Although the nation’s largest cable operator lost basic video subscribers in the quarter, such losses were in line with or better than what analysts had expected.
Notably, Comcast, also the country’s second-largest Internet service provider, showed that it was taking market share from rival phone companies, which reported much weaker broadband gains.
Philadelphia-based Comcast posted second-quarter net income of $632 million, or 21 cents a share, compared with $588 million, or 19 cents, a year earlier. Revenue rose 11% to $8.55 billion.
Free cash flow was a highlight of the quarter, more than tripling to $1.2 billion -- at a time when many companies face liquidity issues -- as capital expenditures fell 20%.
Analysts polled by Thomson Financial were expecting, on average, slightly higher profit of 23 cents a share on revenue of $8.54 billion.
Comcast lost 138,000 basic subscribers in the quarter but added 320,000 digital customers. Total video revenue was up 3% to $4.73 billion. Video customers on average paid $63.98 a month, up 4%.
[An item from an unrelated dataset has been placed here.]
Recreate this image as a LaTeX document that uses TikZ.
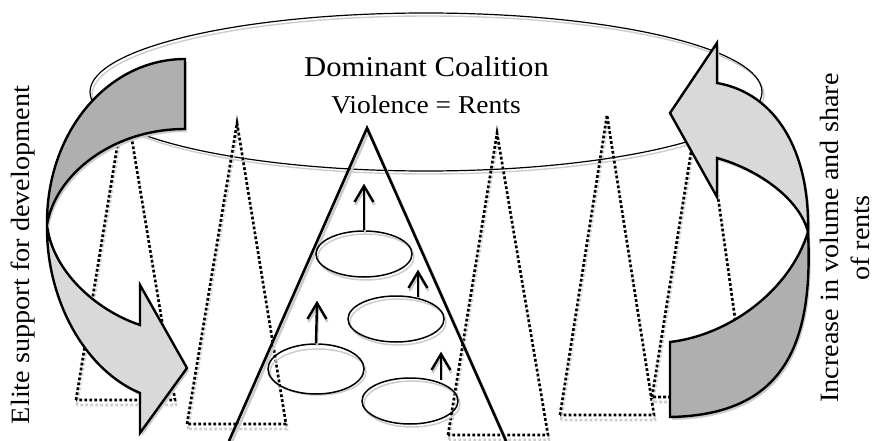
\documentclass[tikz,border=0pt]{standalone}
\usepackage{fontspec}
\setmainfont[FakeStretch=1.07]{Liberation Serif}
\usetikzlibrary{shapes.geometric}

\definecolor{shadowgray}{gray}{0.80}
\definecolor{backgray}{HTML}{AFAFAF}
\definecolor{frontgray}{HTML}{D9D9D9}

% outlines of the two curved arrows (back band and front band with head)
\newcommand\pathLB{(185,59) .. controls (108,59) and (46,132) .. (47,225)
  .. controls (55,175) and (112,129) .. (185,129) -- cycle}
\newcommand\pathLF{(47,225) .. controls (46,300) and (85,370) .. (140,393)
  -- (140,433) -- (187,368) -- (140,285) -- (140,325)
  .. controls (95,310) and (52,270) .. (47,225) -- cycle}
\newcommand\pathRB{(808,232) .. controls (814,350) and (780,415) .. (670,417)
  -- (670,342) .. controls (730,335) and (790,290) .. (808,232) -- cycle}
\newcommand\pathRF{(808,232) .. controls (810,150) and (775,93) .. (717,83)
  -- (717,43) -- (670,113) -- (717,197) -- (717,158)
  .. controls (760,170) and (800,200) .. (808,232) -- cycle}

\tikzset{
  ring/.style={line width=1.2pt},
  dottri/.style={line width=2.6pt, dash pattern=on 2.8pt off 2.2pt},
  group/.style={ellipse, draw, line width=1.5pt, minimum width=96pt,
    minimum height=46pt, inner sep=0pt},
  groupshadow/.style={ellipse, draw=shadowgray, line width=1.5pt,
    minimum width=96pt, minimum height=46pt, inner sep=0pt},
  rise/.style={line width=2.4pt},
  risehead/.style={line width=2.4pt, line join=miter, line cap=butt},
  band/.style={draw, line width=2.4pt, line join=miter},
  bigtext/.style={font=\fontsize{28.7}{34}\selectfont, inner sep=0pt},
  midtext/.style={font=\fontsize{25.7}{30}\selectfont, inner sep=0pt},
  sidetext/.style={font=\fontsize{26.4}{31}\selectfont, inner sep=0pt,
    align=center, rotate=90}
}

\begin{document}
\begin{tikzpicture}[x=1pt, y=-1pt]
\useasboundingbox (0,0) rectangle (876,441);

% coalition ring
\draw[shadowgray, line width=1.4pt] (428,95) ellipse [x radius=336, y radius=79];
\draw[ring] (426,92) ellipse [x radius=336, y radius=79];

% dotted organisation triangles
\foreach \ax/\ay/\bl/\br/\by in {125/98/76/175/400, 237/123/187/286/424,
    497/133/448/548/435, 607/115/560/654/415, 702/83/652/746/397} {
  \draw[dottri, shadowgray] (\bl+1,\by+5) -- (\ax+1,\ay+5) -- (\br+1,\by+5) -- cycle;
  \draw[dottri] (\bl,\by) -- (\ax,\ay) -- (\br,\by) -- cycle;
}

% central organisation
\draw[shadowgray, line width=2.6pt] (231,444) -- (369,131) -- (508,444);
\draw[line width=2.6pt] (229,441) -- (367,128) -- (506,441);

% groups inside the central organisation
\node[groupshadow] at (366,257) {};
\node[groupshadow] at (398,322) {};
\node[groupshadow] at (318,372) {};
\node[groupshadow] at (412,404) {};
\node[group] (e1) at (364,254) {};
\node[group] (e2) at (396,319) {};
\node[group, minimum height=50pt] (e3) at (316,369) {};
\node[group] (e4) at (410,401) {};

\coordinate (t1) at (364,186);
\coordinate (t2) at (418,272);
\coordinate (t3) at (317,303);
\coordinate (t4) at (441,354);

% rising arrows: shadows first
\foreach \t/\s in {t1/e1.north, t2/e2.north -| t2, t3/e3.north, t4/e4.north -| t4} {
  \draw[rise, shadowgray] ([shift={(1,3)}]\s) -- ([shift={(1,3)}]\t);
  \draw[risehead, shadowgray] ([shift={(-8.5,19)}]\t) -- ([shift={(1,3)}]\t) -- ([shift={(10.5,19)}]\t);
}
\draw[rise] (e1.north) -- (t1);
\draw[rise] ([yshift=-2pt]e2.north -| t2) -- (t2);
\draw[rise] (e3.north) -- (t3);
\draw[rise] ([yshift=-3pt]e4.north -| t4) -- (t4);
\foreach \t in {t1,t2,t3,t4} {
  \draw[risehead] ([shift={(-9.5,16)}]\t) -- (\t) -- ([shift={(9.5,16)}]\t);
}

% curved arrows
\fill[shadowgray, shift={(2,3)}] \pathLB;
\fill[shadowgray, shift={(2,3)}] \pathLF;
\fill[shadowgray, shift={(2,3)}] \pathRB;
\fill[shadowgray, shift={(2,3)}] \pathRF;
\filldraw[band, fill=backgray] \pathLB;
\filldraw[band, fill=frontgray] \pathLF;
\filldraw[band, fill=backgray] \pathRB;
\filldraw[band, fill=frontgray] \pathRF;

% labels
\node[bigtext, anchor=base] (coalition) at (426.5,77) {Dominant Coalition};
\node[midtext, anchor=base] (violence) at (426,114) {Violence = Rents};
\node[sidetext] (elite) at (23,255) {Elite support for development};
\node[sidetext] (rents) at (845,238) {Increase in volume and share\\of rents};
\end{tikzpicture}
\end{document}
High-speed Internet added 278,000 new subscribers, down 18% from 2007. Revenue was up, though, by 10% to $1.8 billion even as customers on average paid $42.01 a month, a 3% year-over-year decline. The increase in new customers more than offset lower prices.
Since launching phone service three years ago, Comcast is now the fourth-largest phone company in the country and expects to add more than 2 million customers this year.
Advertising revenue was down 2% to $399 million, with particular softness in auto and housing ads but partially offset by higher political spending. Programming revenue was up 10% to $366 million. Properties owned by Comcast include E!, Style Network and the Golf Channel.
Shares of Comcast rose 89 cents, or 4.6%, to $20.07.